The captains of these working ships-turned-pleasure cruisers claimed the race was all in fun, but the squint of their eyes had a competitive look, and we passengers aboard the Timberwind definitely wanted our schooner to cross the finish line first.

These honorable old ships are all wood and rope and canvas—not a speck of plastic. They're called schooners because, according to Captain Rick Miles of the Timberwind, "There are two or more masts with the foremast shorter than or equal to the others." Without a huge foremast and a correspondingly huge sail, it's easier to sail a schooner, he says—less sail, less work. Even so, I still can't imagine how, decades ago, the typical working schooner crew of two men and a boy could do it.

A few new schooners have been built for the windjammer trade, but most have a long history as pilot boats, fishing boats, cargo carriers—each has a story to tell. Now refitted for passengers, they set out from the picturesque old Maine seaports of Camden, Rockport and Rockland along U.S. Route 1. Their cabins are tiny and their plumbing is spartan, but their passengers quickly come to terms with this and settle in for some serious relaxation, punctuated by occasional (optional) help with furling the sails, hoisting the anchor, taking the wheel and some politely ravenous eating of wonderful food cooked on the ship's wood-burning stove.

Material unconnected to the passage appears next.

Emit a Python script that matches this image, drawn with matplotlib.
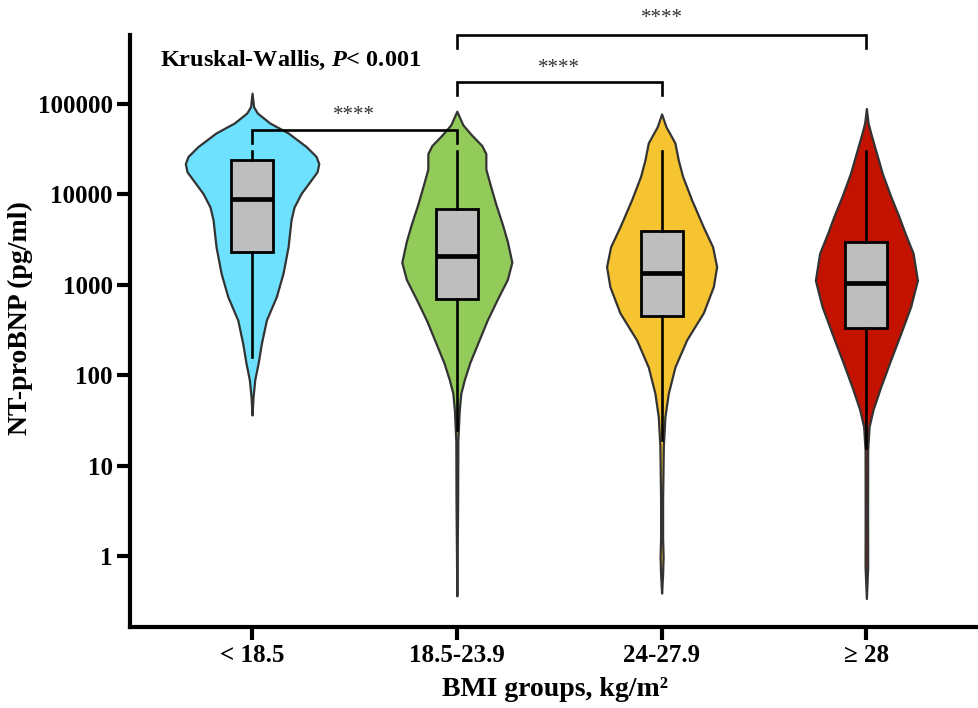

On most windjammer cruises there's not even an itinerary. The schooners drop anchor for the night at a harbor determined by wind and captain's whim, then some passengers catch a ride ashore on the yawl boat (a small motorboat) to explore a little town or a deserted island or stay aboard to watch the sunset and wait for dark, when the sky is choked with more stars than you've ever seen.

But on race day, there was an itinerary as the ships tacked and jibed to stay approximately on an invisible starting line before they took off in earnest. You might expect shouting at a schooner race, and there was a little, but this was a quiet competition. No revving motors jarred the air as the ships glided along before the wind. Then a fog descended and the silence became profound.

Bell buoys rang intermittently in the invisible distance, and the first mate perched on the prow of the ship, trying to peer through the fog and blowing on a huge conch shell as an eerie warning to others nearby. We heard lower and higher conch tones drifting through the fog, but we could see nothing through the whiteness.

The static on the ship's radio erupted with voices from time to time as the schooner captains tried to gauge each other's positions, but in the end the race was canceled; the danger was too great. Everybody was disappointed, but we all had a great time anyway. And there's this to consider. We were dealing with 19th-century technology, not 20th. If the ships had sonar, the captains probably could have kept the race going, but then it wouldn't have been a race of historic schooners.

After the race, the vessels found their way to Rockland's fog-free harbor and majestically and carefully nosed their way through the small boats along the town's waterfront to put on a grand Parade of Sail, cheered on by some 15,000 Schooner Days festival-goers on the shore. And in the evening, fireworks arched into the sky over Rockland Harbor. The gallant competitors floated quietly at anchor as crew and passengers watched the mid-air explosions. Seen through ship's rigging, fireworks achieve a new glory.